Set task: What lines of the data hold the string "code"? Pull each one out.

Dataset excerpt:
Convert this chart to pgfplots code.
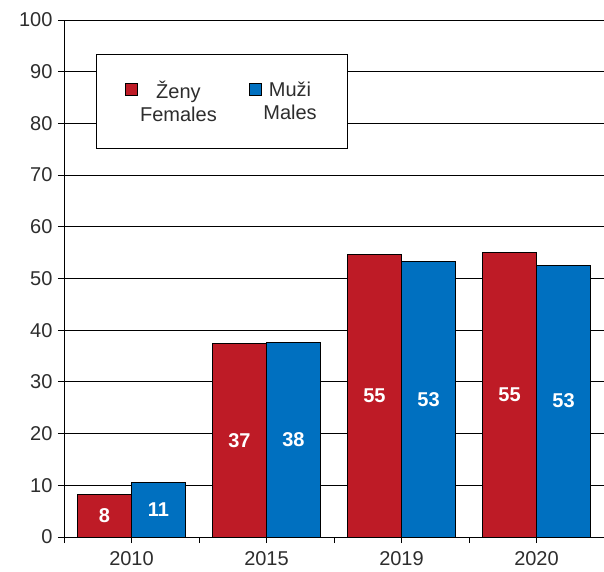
\documentclass[border=0pt]{standalone}
\usepackage{fontspec}
\setmainfont{Liberation Sans}
\usepackage{pgfplots}
\pgfplotsset{compat=1.18}
\usepackage{pgfplotstable}
\definecolor{zred}{RGB}{190,27,38}
\definecolor{mblue}{RGB}{0,112,192}
\definecolor{txt}{RGB}{45,45,45}

% columns: category index, value, printed label
\pgfplotstableread{
x y lab
0 8.2 8
1 37.4 37
2 54.7 55
3 55.0 55
}\females
\pgfplotstableread{
x y lab
0 10.5 11
1 37.6 38
2 53.3 53
3 52.6 53
}\males

\begin{document}
\begin{tikzpicture}[x=1pt,y=1pt]
\useasboundingbox (-64,-34) rectangle (540,537);
\begin{axis}[
  at={(0,0)}, anchor=south west,
  scale only axis, width=540pt, height=517pt,
  xmin=-0.5, xmax=3.5, ymin=0, ymax=100,
  axis x line*=bottom, axis y line*=left,
  axis line style={black, line width=0.9pt},
  ytick={0,10,...,100},
  ymajorgrids, grid style={black, line width=0.9pt},
  xtick={0,1,2,3}, xticklabels={2010,2015,2019,2020},
  extra x ticks={-0.5,0.5,1.5,2.5,3.5}, extra x tick labels={},
  tick align=outside, major tick length=6pt,
  tick style={black, line width=0.9pt},
  ticklabel style={font=\fontsize{20}{20}\selectfont, text=txt},
  /pgf/number format/assume math mode=true,
  xticklabel style={yshift=-5pt},
  yticklabel style={xshift=-2pt},
  ybar=0pt, bar width=0.4,
  point meta=explicit symbolic,
  nodes near coords,
  visualization depends on={rawy \as \rawy},
  nodes near coords style={anchor=center, text=white,
    font=\bfseries\fontsize{20}{20}\selectfont,
    shift={(axis direction cs:0,-\rawy/2)}},
  legend style={at={(0.0593,0.934)}, anchor=north west,
    draw=black, line width=0.9pt, inner xsep=29pt, inner ysep=24pt,
    font=\fontsize{20}{23}\selectfont, text=txt,
    cells={align=center},
    /tikz/every even column/.append style={column sep=30pt}},
  legend columns=2,
  legend image code/.code={\draw[#1, line width=0.6pt] (0pt,6pt) rectangle (12pt,18pt);},
]
\addplot[fill=zred, draw=black, line width=0.6pt] table[x=x, y=y, meta=lab] {\females};
\addplot[fill=mblue, draw=black, line width=0.6pt] table[x=x, y=y, meta=lab] {\males};
\legend{Ženy\\Females, Muži\\Males}
\end{axis}
\end{tikzpicture}
\end{document}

Solved problem:
Convert this chart to pgfplots code.
  legend image code/.code={\draw[#1, line width=0.6pt] (0pt,6pt) rectangle (12pt,18pt);},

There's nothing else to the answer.